So you were involved in the antiwar movement. How were you saved from being drafted?

Pure miracle. I joined the Peace Corps in 1968, and the draft board had already announced that nobody would be given a two-year deferment for the Peace Corps service if he would be over the draft age of 26 at the end of the two years (as I would have been). Two PC volunteers were drafted right out of my group -- one from training in Louisiana, and one yanked back from his teaching post in Malawi. Instead, I got a polite letter with a II-S occupational deferment, and I've never known why. Perhaps because I turned 18 at college, and the nearest draft board was a fairly high enlistment area in north Pasadena. But I was all set to thumb my nose at the draft board, and go to prison.

Do you consider yourself a pacifist? And how do you reconcile that with the violence of the genre in which you've chosen to write?

Well, I'm not really a pacifist. As I say, I was ready to defy the draft and do my two years in a federal prison in Arizona. I even had my speech worked out -- I was going to say I'd be more than happy to toddle off to fight Hitler, but not this imperial war. I guess I was enough of a romantic at the time to want to make a grand statement that way, the way Emerson or Thoreau probably would have.

As for the violence in the genre, well, I think that -- at least as far as I practice it -- my work in the genre is not all that violent. There are scenes here and there of cruelty and violence, as there are in life -- [the 20th century] was pretty cruel, after all. But I hope they're redeemed by a certain attitude of fingernails-dug-in acceptance of the human condition. It's the only condition we've got. Jack insists again and again that it's intellectually dangerous to assign meaning to loss and catastrophe. It leads to all sorts of false consciousness (though he would never put it in those terms). There is no meaning to things, but we still have to push the rock up the hill with Sisyphus. Bless the fact that so many survive with a good heart.

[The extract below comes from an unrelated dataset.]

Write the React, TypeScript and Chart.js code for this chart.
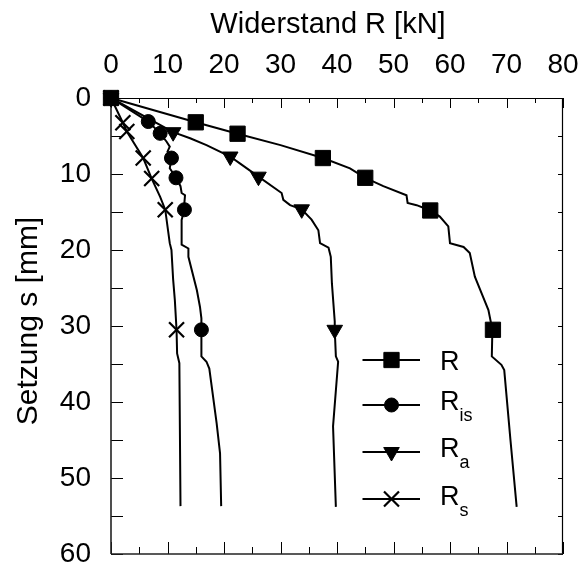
import React, { useEffect, useRef } from "react";
import { Chart, registerables } from "chart.js";
import { drawPoint } from "chart.js/helpers";

Chart.register(...registerables);

const FONT = "'Liberation Sans', Arial, Helvetica, sans-serif";

// ---- data (x = Widerstand R [kN], y = Setzung s [mm]) ----
const rCurveX = [0, 15, 22.4, 30, 37.5, 42.3, 45, 48.2, 52.3, 52.5, 54.1, 56.5, 58.2, 59.7, 60, 62.4, 63.5, 64.4, 65.6, 66.8, 67.5, 67.4, 69.1, 69.6, 70.7, 71.8];
const rCurveY = [0, 3.2, 4.7, 6.2, 7.9, 9.25, 10.5, 11.6, 12.8, 13.8, 14.1, 14.8, 15.6, 16.9, 19.1, 19.6, 20.4, 23.5, 25.7, 27.9, 30.5, 34, 35.1, 35.8, 45, 53.8];
const rMarkX = [0, 15, 22.4, 37.5, 45, 56.5, 67.6];
const rMarkY = [0, 3.2, 4.7, 7.9, 10.5, 14.8, 30.5];

const isCurveX = [0, 6.6, 8.7, 9.85, 10.4, 10.0, 10.7, 10.4, 11, 11.5, 12.3, 12.5, 13.1, 13.0, 13.0, 12.5, 12.5, 13.7, 13.7, 15.2, 15.75, 16, 16, 16, 16.9, 17.4, 18.7, 19.3, 19.5];
const isCurveY = [0, 3.1, 4.65, 5.75, 6.4, 7.06, 7.9, 9.25, 9.9, 10.5, 11.6, 12.5, 12.8, 13.7, 14.7, 16.05, 19.3, 19.8, 20.9, 25.3, 27.5, 29, 30.5, 34, 34.7, 35.6, 42.8, 46.75, 53.7];
const isMarkX = [0, 6.6, 8.7, 10.7, 11.5, 13.0, 16.0];
const isMarkY = [0, 3.1, 4.65, 7.9, 10.5, 14.7, 30.5];

const aCurveX = [0, 11, 14, 16.9, 21.1, 22.8, 26.1, 30.2, 30.5, 31.7, 33.75, 35.5, 36.7, 37, 38.5, 38.9, 39.1, 39.6, 39.6, 39.8, 40.2, 39.3, 39.8];
const aCurveY = [0, 4.5, 5.3, 6.2, 7.7, 8.6, 10.35, 12.5, 13.4, 14.1, 14.65, 16.0, 17.4, 19.1, 19.7, 20.9, 24.4, 29.4, 30.5, 34, 34.7, 43.2, 53.8];
const aMarkX = [0, 11, 21.1, 26.1, 33.75, 39.6];
const aMarkY = [0, 4.5, 7.7, 10.35, 14.65, 30.5];

const sCurveX = [0, 2.1, 2.8, 5.7, 7.2, 8.7, 9.6, 10.4, 10.7, 11, 11.3, 11.6, 11.7, 12.1, 12.3];
const sCurveY = [0, 3.25, 4.4, 7.9, 10.6, 13, 14.7, 19.1, 20, 23.9, 26.6, 30.5, 33.6, 34.9, 53.7];
const sMarkX = [0, 2.1, 2.8, 5.7, 7.2, 9.6, 11.6];
const sMarkY = [0, 3.25, 4.4, 7.9, 10.6, 14.7, 30.5];

const legendMain = ["R", "R", "R", "R"];
const legendSub = ["", "is", "a", "s"];

const xTitle = "Widerstand R [kN]";
const yTitle = "Setzung s [mm]";
const xMin = 0, xMax = 80, xStep = 10, xMinorStep = 5;
const yMin = 0, yMax = 60, yStep = 10, yMinorStep = 5;

const markerStyles = [
  { pointStyle: "rect", radius: 10.8, rotation: 0, borderWidth: 1 },
  { pointStyle: "circle", radius: 7, rotation: 0, borderWidth: 1 },
  { pointStyle: "triangle", radius: 9, rotation: 180, borderWidth: 1 },
  { pointStyle: "crossRot", radius: 10.6, rotation: 0, borderWidth: 2.2 },
];

const zip = (xs: number[], ys: number[]) => xs.map((x, i) => ({ x, y: ys[i] }));

const series = [
  { curve: zip(rCurveX, rCurveY), marks: zip(rMarkX, rMarkY) },
  { curve: zip(isCurveX, isCurveY), marks: zip(isMarkX, isMarkY) },
  { curve: zip(aCurveX, aCurveY), marks: zip(aMarkX, aMarkY) },
  { curve: zip(sCurveX, sCurveY), marks: zip(sMarkX, sMarkY) },
];

const boxPlugin = {
  id: "boxTicks",
  beforeDatasetsDraw(chart: any) {
    const { ctx, chartArea: a, scales } = chart;
    const x = scales.x, y = scales.y;
    ctx.save();
    ctx.strokeStyle = "#000";
    ctx.lineWidth = 1;
    const seg = (x1: number, y1: number, x2: number, y2: number) => {
      ctx.beginPath();
      ctx.moveTo(x1, y1);
      ctx.lineTo(x2, y2);
      ctx.stroke();
    };
    for (let v = xMin; v <= xMax; v += xMinorStep) {
      const px = Math.round(x.getPixelForValue(v)) + 0.5;
      const major = v % xStep === 0;
      seg(px, a.top, px, a.top + (major ? 10 : 5));
      seg(px, a.bottom, px, a.bottom - (major ? 12 : 7));
    }
    for (let v = yMin; v <= yMax; v += yMinorStep) {
      const py = Math.round(y.getPixelForValue(v)) + 0.5;
      seg(a.left, py, a.left + 12, py);
      seg(a.right, py, a.right - 5, py);
    }
    // frame
    ctx.lineWidth = 1.2;
    seg(a.left, a.top + 0.5, a.right, a.top + 0.5);
    seg(a.right - 0.5, a.top, a.right - 0.5, a.bottom);
    ctx.strokeStyle = "#222";
    ctx.lineWidth = 1.6;
    seg(a.left, a.top, a.left, a.bottom);
    seg(a.left, a.bottom, a.right, a.bottom);
    ctx.restore();
  },
};

const overlayPlugin = {
  id: "overlay",
  afterDraw(chart: any) {
    const { ctx, chartArea: a } = chart;
    ctx.save();
    ctx.fillStyle = "#000";
    // axis titles
    ctx.font = `29px ${FONT}`;
    ctx.textAlign = "center";
    ctx.textBaseline = "alphabetic";
    ctx.fillText(xTitle, (a.left + a.right) / 2 - 9, 32.5);
    ctx.save();
    ctx.translate(37, (a.top + a.bottom) / 2 - 5);
    ctx.rotate(-Math.PI / 2);
    ctx.font = `30px ${FONT}`;
    ctx.fillText(yTitle, 0, 0);
    ctx.restore();

    // legend
    const rows = [360, 405, 452, 499];
    const textBase = [369.5, 409.5, 457, 505];
    const lx1 = 362.5, lx2 = 420, mx = 391.5;
    rows.forEach((ry, i) => {
      ctx.strokeStyle = "#000";
      ctx.lineWidth = 2;
      ctx.beginPath();
      ctx.moveTo(lx1, ry);
      ctx.lineTo(lx2, ry);
      ctx.stroke();
      const m = markerStyles[i];
      ctx.fillStyle = "#000";
      ctx.strokeStyle = "#000";
      ctx.lineWidth = m.borderWidth;
      drawPoint(ctx, m as any, mx, ry);
      ctx.fillStyle = "#000";
      ctx.textAlign = "left";
      ctx.textBaseline = "alphabetic";
      ctx.font = `27px ${FONT}`;
      ctx.fillText(legendMain[i], 440, textBase[i]);
      if (legendSub[i]) {
        ctx.font = `18px ${FONT}`;
        ctx.fillText(legendSub[i], 459.5, textBase[i] + 11);
      }
    });
    ctx.restore();
  },
};

export default function App() {
  const ref = useRef<HTMLCanvasElement | null>(null);
  useEffect(() => {
    if (!ref.current) return;
    const datasets: any[] = [];
    series.forEach((s, i) => {
      const m = markerStyles[i];
      datasets.push({
        data: s.marks,
        showLine: false,
        pointStyle: m.pointStyle,
        pointRadius: m.radius,
        pointRotation: m.rotation,
        pointBorderWidth: m.borderWidth,
        pointBackgroundColor: "#000",
        pointBorderColor: "#000",
        clip: false,
      });
      datasets.push({
        data: s.curve,
        showLine: true,
        borderColor: "#000",
        borderWidth: 2,
        tension: 0,
        pointRadius: 0,
        fill: false,
        clip: false,
      });
    });
    const chart = new Chart(ref.current, {
      type: "scatter",
      data: { datasets },
      options: {
        responsive: false,
        animation: false,
        devicePixelRatio: 1,
        events: [],
        layout: { padding: { left: 0, top: 0, right: 25, bottom: 14 } },
        plugins: { legend: { display: false }, tooltip: { enabled: false } },
        scales: {
          x: {
            type: "linear",
            position: "top",
            min: xMin,
            max: xMax,
            ticks: { stepSize: xStep, font: { family: FONT, size: 28 }, color: "#000", padding: 16, maxRotation: 0, autoSkip: false },
            grid: { display: false, drawTicks: false },
            border: { display: false },
            afterFit(s: any) {
              s.height = 98;
              s.paddingLeft = 0;
              s.paddingRight = 0;
            },
          },
          y: {
            type: "linear",
            position: "left",
            reverse: true,
            min: yMin,
            max: yMax,
            ticks: { stepSize: yStep, font: { family: FONT, size: 28 }, color: "#000", padding: 20, autoSkip: false },
            grid: { display: false, drawTicks: false },
            border: { display: false },
            afterFit(s: any) {
              s.width = 111;
              s.paddingTop = 0;
              s.paddingBottom = 0;
            },
          },
        },
      } as any,
      plugins: [boxPlugin, overlayPlugin],
    });
    return () => chart.destroy();
  }, []);
  return (
    <canvas
      ref={ref}
      width={588}
      height={568}
      style={{ position: "fixed", left: 0, top: 0, width: 588, height: 568, background: "#fff" }}
    />
  );
}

How did you support yourself, back in your activist days?

I worked in a rubber factory for two years, mostly making the best basketballs in America (for Voit). The place had been bought by a multinational and they were trying to break the union. We were able to resist then -- but capitalism marches on. Eventually the work was all shipped to China and the plant razed. I believe the quality became so bad that the brand doesn't even exist anymore. Even the United Rubber Workers union has been destroyed. If [the multinationals] get their way, we'll all be making minimum-wage and eating cat food.

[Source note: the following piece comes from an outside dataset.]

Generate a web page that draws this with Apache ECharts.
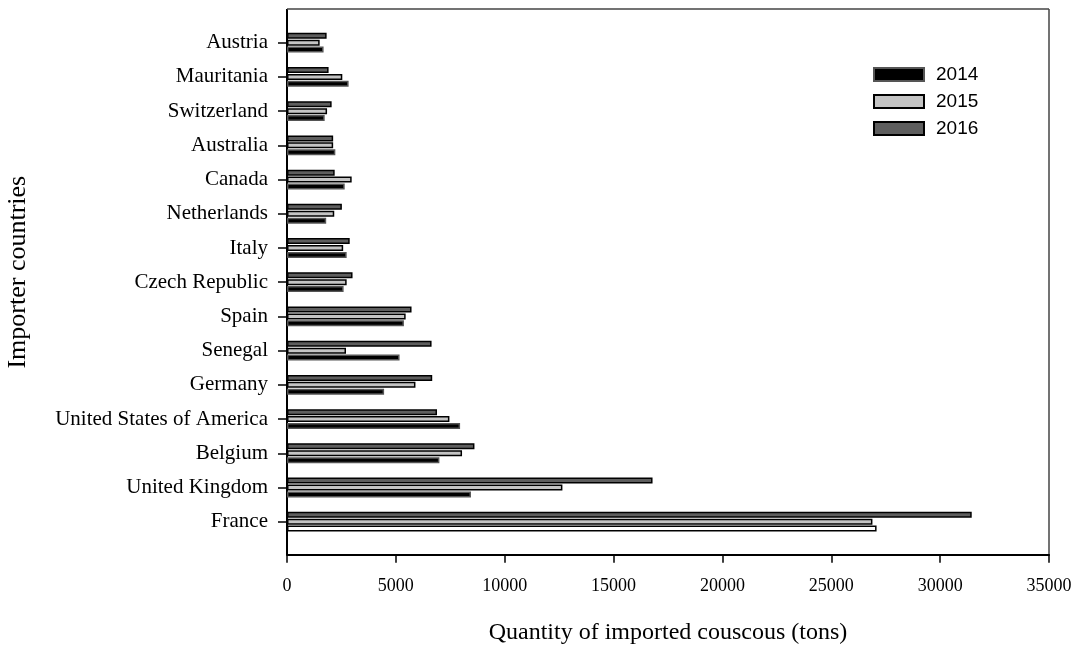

You started out as a journalist, early in your life. When did you make the switch to being a novelist?

I was actually a lousy journalist -- but then, I was too young to try it. I was only 18, doing it as a summer job, and I never had half the chutzpah I needed. How do you ask a woman her age? Jeez. I just couldn't do it, and guessing was a very bad idea, besides being unethical. I admire journalists immensely, but I'd rather make things up. I've written fiction as long as I can remember, back to illustrated stories in grammar school.

And the Jack Liffey novels weren't your first books, right?

No, I published four novels before turning to crime fiction. The Orphan [1972] was a growing-up novel set in the hippie 1960s in Los Angeles. Courage [1975] is a novel of political revolution in Africa. Broken Codes [1986] is a spy thriller setting cynical American spy agencies against one another in the streets of London, and The Taking of the Waters [1994] is a three-generation saga of the American Left, moving from the water wars in central California in the 1920s to the bitter collapse of the New Left in the 1970s.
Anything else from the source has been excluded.